Scientists in South Africa have announced the discovery of the first partial Homo Naledi child’s skull in one of the world’s richest hominin fossil sites.  

The discovery at a UNESCO World Heritage site near Johannesburg, called the “Cradle of Humankind,” revealed that members of the nonhuman species performed rituals with their dead thousands of years before humans did.

Lee Berger — project leader of the Rising Star Expedition from South Africa’s University of the Witwatersrand — and his team searching for Homo Naledi fossils found the partial child’s skull on a remote limestone shelf in the Rising Star Cave. Consisting of 28 fragments and six teeth, the find is being called Fossil Leti — short for the Setswana word “letimela,” meaning “the lost one.”
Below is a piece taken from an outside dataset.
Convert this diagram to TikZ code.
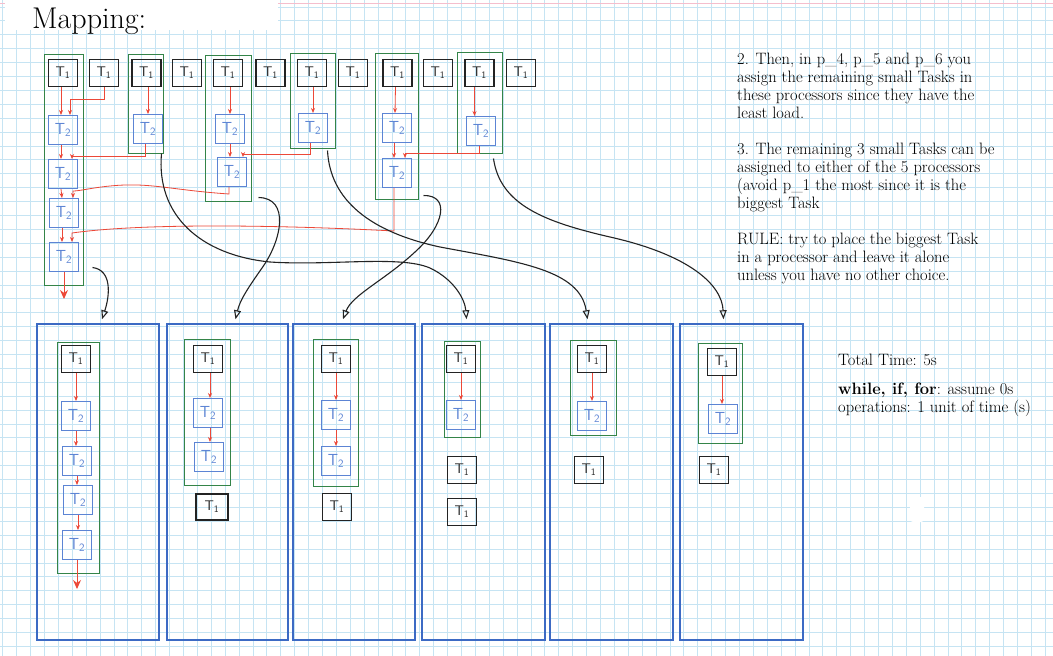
\documentclass[tikz,border=0pt]{standalone}
\usetikzlibrary{arrows.meta,calc,fit}
\definecolor{gridc}{RGB}{198,228,243}
\definecolor{pinkline}{RGB}{245,190,205}
\definecolor{procblue}{RGB}{60,106,196}
\definecolor{tblue}{RGB}{92,132,212}
\definecolor{grpgreen}{RGB}{52,132,72}
\definecolor{arrred}{RGB}{236,72,56}
\definecolor{inkblack}{RGB}{35,35,35}
\newcommand{\TaskOne}{T\textsubscript{1}}
\newcommand{\TaskTwo}{T\textsubscript{2}}
\tikzset{
  tone/.style={draw=inkblack, line width=1.2pt, minimum width=29pt, minimum height=27pt, inner sep=0pt, font=\fontsize{14}{14}\sffamily, text=inkblack},
  ttwo/.style={draw=tblue, line width=1pt, minimum width=29pt, minimum height=29pt, inner sep=0pt, font=\fontsize{16}{16}\sffamily, text=tblue},
  grp/.style={draw=grpgreen, line width=1pt, inner sep=0pt},
  proc/.style={draw=procblue, line width=1.5pt, inner sep=0pt},
  dep/.style={draw=arrred, line width=0.8pt, -{Stealth[length=5pt,width=4pt]}},
  bigdep/.style={draw=arrred, line width=0.9pt, -{Stealth[length=9pt,width=8pt]}},
  assign/.style={draw=inkblack, line width=1.1pt, -{Triangle[open,length=9pt,width=7pt]}},
  note/.style={anchor=base west, inner sep=0pt, font=\fontsize{16.5}{18}\selectfont, text=black},
  gridline/.style={draw=gridc, line width=0.6pt}
}
\begin{document}
\begin{tikzpicture}[x=1pt,y=-1pt]
\useasboundingbox (0,0) rectangle (1053,656);
\fill[white] (0,0) rectangle (1053,656);
% grid paper
\foreach \i in {0,...,75} \draw[gridline] ({2.6+13.9*\i},0) -- ({2.6+13.9*\i},656);
\foreach \j in {0,...,47} \draw[gridline] (0,{6.8+13.9*\j}) -- (1053,{6.8+13.9*\j});
\draw[pinkline, line width=1pt] (0,3) -- (1053,3);
\fill[white] (5,0) rectangle (278,30);
\fill[white, rounded corners=3pt] (910,497) rectangle (924,522);

\node[anchor=base west, inner sep=0pt, font=\fontsize{30}{30}\selectfont] (title) at (32,28) {Mapping:};

% top row of T1 tasks
\foreach \n/\x in {1/63,2/104,3/146.5,4/187,5/228,6/270.5,7/312,8/353,9/397.5,10/438,11/479.5,12/521}
  \node[tone] (t\n) at (\x,73) {\TaskOne};

% T2 tasks (top)
\node[ttwo] (a1) at (63,130) {\TaskTwo};
\node[ttwo] (a2) at (63,174) {\TaskTwo};
\node[ttwo] (a3) at (64,213) {\TaskTwo};
\node[ttwo] (a4) at (64,257) {\TaskTwo};
\node[ttwo] (b1) at (148,129) {\TaskTwo};
\node[ttwo] (c1) at (230,129) {\TaskTwo};
\node[ttwo] (c2) at (232,172) {\TaskTwo};
\node[ttwo] (d1) at (313,128) {\TaskTwo};
\node[ttwo] (e1) at (397,128) {\TaskTwo};
\node[ttwo] (e2) at (397,173) {\TaskTwo};
\node[ttwo] (f1) at (481,131) {\TaskTwo};

% green groups (top)
\node[grp, fit={(44,54) (83,285)}] (gA) {};
\node[grp, fit={(128,54) (163,153)}] (gB) {};
\node[grp, fit={(205,55) (251,201)}] (gC) {};
\node[grp, fit={(290,53) (335,148)}] (gD) {};
\node[grp, fit={(375,53) (418,199)}] (gE) {};
\node[grp, fit={(457,52) (502,153)}] (gF) {};

\coordinate (aout) at (64,299);

% red dependency arrows (top)
\draw[dep] ([xshift=-2pt]t1.south) -- ([xshift=-2pt]a1.north);
\draw[dep] (t2.south) -- ++(0,12) -| ([xshift=7pt]a1.north);
\draw[dep] ([xshift=-2pt]a1.south) -- ([xshift=-2pt]a2.north);
\draw[dep] ([xshift=-3pt]b1.south) -- ++(0,12) -| ([xshift=9pt]a2.north);
\draw[dep] ([xshift=-2pt]a2.south) -- ([xshift=-2pt]a3.north);
\draw[dep] ([xshift=-3pt]c2.south) -- ++(0,7) .. controls (170,190) and (150,182) .. (110,186) .. controls (90,188) and (80,191) .. (73,191) -- ([xshift=9pt]a3.north);
\draw[dep] ([xshift=-2pt]a3.south) -- ([xshift=-2pt]a4.north);
\draw[dep] ([xshift=-3pt]e2.south) -- ++(0,43) .. controls (300,226) and (150,222) .. (72,233) -- ([xshift=8pt]a4.north);
\draw[bigdep] (a4.south) -- (aout);
\draw[dep] (t3.south -| b1.north) -- (b1.north);
\draw[dep] (t5.south -| c1.north) -- (c1.north);
\draw[dep] (c1.south) -- (c1.south |- c2.north);
\draw[dep] ([xshift=-3pt]d1.south) -- ++(0,11) -| ([xshift=11pt]c2.north);
\draw[dep] (t7.south -| d1.north) -- (d1.north);
\draw[dep] ([xshift=-2pt]t9.south) -- ([xshift=-2pt]e1.north);
\draw[dep] ([xshift=-3pt]e1.south) -- ([xshift=-3pt]e2.north);
\draw[dep] ([xshift=-2pt]f1.south) -- ++(0,7) -| ([xshift=8pt]e2.north);
\draw[dep] ([xshift=-5pt]t11.south) -- ([xshift=-5pt]t11.south |- f1.north);

% processors
\node[proc, fit={(37,324) (159,640)}] (p1) {};
\node[proc, fit={(167,324) (288,640)}] (p2) {};
\node[proc, fit={(293,324) (415,640)}] (p3) {};
\node[proc, fit={(422,324) (545,640)}] (p4) {};
\node[proc, fit={(550,324) (673,640)}] (p5) {};
\node[proc, fit={(680,324) (803,640)}] (p6) {};

% processor 1
\node[tone] (u1) at (76,359) {\TaskOne};
\node[ttwo] (u2) at (76,416) {\TaskTwo};
\node[ttwo] (u3) at (77,461) {\TaskTwo};
\node[ttwo] (u4) at (78,500) {\TaskTwo};
\node[ttwo] (u5) at (77,545) {\TaskTwo};
\node[grp, fit={(57,342) (99,573)}] (g1) {};
\coordinate (uout) at (77,589);
\draw[dep] (u1.south) -- (u1.south |- u2.north);
\draw[dep] (u2.south) -- (u2.south |- u3.north);
\draw[dep] (u3.south) -- (u3.south |- u4.north);
\draw[dep] (u4.south) -- (u4.south |- u5.north);
\draw[bigdep] (u5.south) -- (uout);

% processor 2
\node[tone] (v1) at (208,359) {\TaskOne};
\node[ttwo] (v2) at (208,413) {\TaskTwo};
\node[ttwo] (v3) at (209,457) {\TaskTwo};
\node[tone, minimum width=32pt, minimum height=26pt] (v4) at (212,507) {\TaskOne};
\node[grp, fit={(184,339) (230,485)}] (g2) {};
\draw[dep] ([xshift=2pt]v1.south) -- ([xshift=2pt]v1.south |- v2.north);
\draw[dep] ([xshift=2pt]v2.south) -- ([xshift=2pt]v2.south |- v3.north);

% processor 3
\node[tone] (w1) at (336,359) {\TaskOne};
\node[ttwo] (w2) at (336,415) {\TaskTwo};
\node[ttwo] (w3) at (336,461) {\TaskTwo};
\node[tone] (w4) at (337,507) {\TaskOne};
\node[grp, fit={(313,339) (358,486)}] (g3) {};
\draw[dep] (w1.south) -- (w2.north);
\draw[dep] (w2.south) -- (w3.north);

% processor 4
\node[tone] (x1) at (461,359) {\TaskOne};
\node[ttwo] (x2) at (461,415) {\TaskTwo};
\node[tone] (x3) at (462,470) {\TaskOne};
\node[tone] (x4) at (462,512) {\TaskOne};
\node[grp, fit={(444,341) (480,437)}] (g4) {};
\draw[dep] (x1.south) -- (x2.north);

% processor 5
\node[tone] (y1) at (592,359) {\TaskOne};
\node[ttwo] (y2) at (592,416) {\TaskTwo};
\node[tone] (y3) at (589,470) {\TaskOne};
\node[grp, fit={(570,340) (616,435)}] (g5) {};
\draw[dep] (y1.south) -- (y2.north);

% processor 6
\node[tone] (z1) at (722,362) {\TaskOne};
\node[ttwo] (z2) at (723,419) {\TaskTwo};
\node[tone] (z3) at (714,470) {\TaskOne};
\node[grp, fit={(698,343) (742,443)}] (g6) {};
\draw[dep] (z1.south) -- (z1.south |- z2.north);

% assignment curves
\draw[assign] ($(gA.south east)+(9,-18)$) .. controls (112,270) and (110,295) .. ($(p1.north)+(4,-4)$);
\draw[assign] ($(gC.south east)+(7,-4)$) .. controls (290,198) and (282,240) .. (262,268) .. controls (248,288) and (240,300) .. ($(p2.north)+(8,-4)$);
\draw[assign] ($(gB.south east)+(-2,0)$) .. controls (156,215) and (200,255) .. (270,262) .. controls (330,266) and (400,255) .. (430,268) .. controls (455,280) and (465,300) .. ($(p4.north)+(-17,-4)$);
\draw[assign] ($(gE.south east)+(5,-4)$) .. controls (450,195) and (445,225) .. (415,252) .. controls (385,280) and (352,295) .. ($(p3.north)+(-11,-4)$);
\draw[assign] ($(gD.south east)+(-8,2)$) .. controls (330,200) and (370,232) .. (440,247) .. controls (520,262) and (580,270) .. ($(p5.north)+(-24,-4)$);
\draw[assign] ($(gF.south east)+(-9,5)$) .. controls (500,205) and (545,222) .. (610,237) .. controls (690,255) and (722,285) .. ($(p6.north)+(-18,-4)$);

% notes
\node[note] (n1a) at (737,64) {2. Then, in p\_4, p\_5 and p\_6 you};
\node[note] (n1b) at (737,82) {assign the remaining small Tasks in};
\node[note] (n1c) at (737,100) {these processors since they have the};
\node[note] (n1d) at (737,118) {least load.};
\node[note] (n2a) at (737,154) {3. The remaining 3 small Tasks can be};
\node[note] (n2b) at (737,172) {assigned to either of the 5 processors};
\node[note] (n2c) at (737,190) {(avoid p\_1 the most since it is the};
\node[note] (n2d) at (737,208) {biggest Task};
\node[note] (n3a) at (737,244) {RULE: try to place the biggest Task};
\node[note] (n3b) at (737,262) {in a processor and leave it alone};
\node[note] (n3c) at (737,280) {unless you have no other choice.};
\node[note] (n4) at (838,365) {Total Time: 5s};
\node[note] (n5a) at (838,394) {\textbf{while, if, for}: assume 0s};
\node[note] (n5b) at (838,412) {operations: 1 unit of time (s)};
\end{tikzpicture}
\end{document}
Leti was discovered 12 meters beyond the Dinaledi chamber, where the first fossils belonging to the previously unknown Homo Naledi species were found in 2013.

Berger, a paleoanthropologist, said Leti’s solitary location was significant.

“She wasn’t dragged in there by a scavenger or carnivore,” he said. “There are no marks of that on her bones. We know she wasn’t washed in there. We can see that from the sediments. We know she didn’t crawl in there because the rest of her body, which would be much stronger than these parts, isn’t there.”

Berger surmised that one of the other Homo Naledi moved Leti to that inaccessible shelf.

Rare finds

Fossilized juvenile hominin skulls like South Africa’s world famous Taung Child and Leti are extremely rare because the remains are so fragile. Homo Naledi remains, in general, are also much more brittle than most other fossils, which have turned to stone.

Bernhard Zipfel, curator at University of the Witwatersrand of one of the largest hominid fossil collections in the world, said of the skull discovery, “It looks like bone that could have been deposited there the other day, certainly not many millions of years ago. And that is also what makes this very interesting. We’re dealing with actual bone here.”

Leti’s discovery was made in 2017 but was revealed to the public only recently. Based on her teeth, scientists determined Leti died between the ages of 4 and 6. Her remains are believed to be as old as other recovered Homo Naledi fossils, said Rising Star Expedition geologist Tebogo Makhubela, who is based at the University of Johannesburg.

“Because of the similarity of the geology — with the same sediments, the same deposition of preservation style — we believe that it is the same time period of 241,000 to 335,000 years old,” Makhubela said.

Leti will soon be included with the other Homo Naledi fragments of over 20 individuals — along with Little Foot, the most complete hominid fossil found so far — in University of the Witwatersrand’s fossil hominid vault.